I recommend redux, a flux implementation, for maintaining the application state. Redux opens the door to some seriously slick development workflows. I highly recommend checking it out.. It’s a match made in heaven for applications like ours where we are receiving and responding to continuous events from the server.

We are going to write our code in ES6/7 and have it transpiled to ES5 using babel. Webpack will serve as our module loader and build tool.

Infrastructure

This project will compile down to a set of static files. The static files will live on AWS S3. We will stick AWS Cloudfront or Cloudflare in front of the S3 bucket as a CDN. This setup will infinitely scale to any number of users and is extremely performant.

P200: API Server

This module provides an API for the data that drives the front-end application. It exposes REST endpoints and possibly a WebSocket endpoint if needed. It composes all of the other server-side modules behind the scenes into responses the single-page app can consume.

We implement features like user authentication and search here.

Implementation Details

Probably a Node app, perhaps using the Express web framework. In my experience, Node is very productive and has a rich package ecosystem. It seems that everybody in the group has at least some JavaScript experience, so I feel everyone can chip in here.

Infrastructure

Deploy to Heroku and be done with it.

P300: Audio Control Server

A Webservice that returns a customized stream of audio based on request parameters. It grabs the requested audio track files, syncs them up, mixes the audio together, and streams it to the browser.

Getting Help

I have a connection to some engineers at Pandora.

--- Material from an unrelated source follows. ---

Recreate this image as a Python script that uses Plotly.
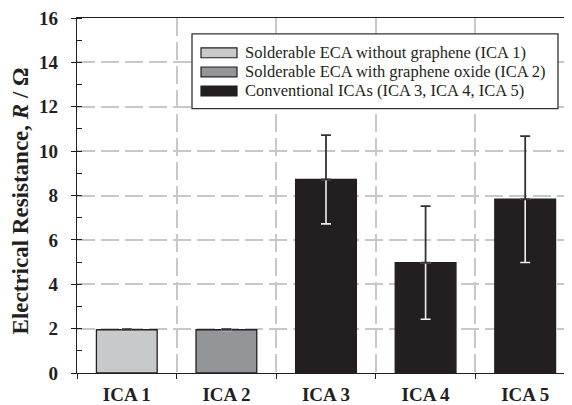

I feel like they could give us some really good pointers as to how to handle on-demand audio mixing and such. if you guys have any resources, let me know.

Implementation Details

I am not completely sure what language we will implement this in yet. My vote is for Go. Go is good at stuff like this. It looks like there are libraries out there for mixing audio. Also, since it compiles down to a binary, it is easy to manage a bunch of clustered app servers. Python might be another interesting option. I don’t even have to look to know there is probably an extremely good audio processing library available.

Workers

The audio control server has a web process that handles and parses requests. Since these requests are long-running, work-intensive, concurrent, and stateful, we should be delegating the request handling to workers. Workers should be discrete machines that perhaps have a maximum amount of concurrent requests they can service. The worker pool should be able to grow dynamically and shrink based on the amount of requests that need to be satisfied.

Formats

It would not be web development if we did not have to mess with stupid browser stuff. Chrome and Safari are OK with MP3 files. Firefox needs Ogg Vorbis though. So we either need to handle transcoding in the mixer, or we need to stick a transcoding service in front of this module.

Caching

Mixing audio on the fly is obviously expensive. We should investigate some long-term caching. Theoretically if our users have listened to all the possible combinations of the channels end-to-end, we should not be doing any audio processing and should just be reading from the disk.

Infrastructure

We could probably prototype this on Heroku. The problem with Heroku in the long-run will be getting compute optimized boxes. Compute-optimized boxes on Heroku are very expensive. Wherever we host this, it needs to support clustering and easy worker management.

One choice that is interesting is AWS Lambda. Each audio request could get its own personal container. Theoretically Lambda infinitely scales since each listener would have a server that is spun up solely to meet their request.

P400: Database Server and Track Storage

The database that contains the metadata and the URLs to the audio objects stored on s3.

Implementation Details

The database is Postgres. It has tables for metadata and audio tracks. Audio tracks live in s3. Maybe we have to break the tracks into smaller chunks.

Infrastructure

The database should live on AWS RDS. We should take advantage of the robust snapshotting and backup capabilities RDS offers.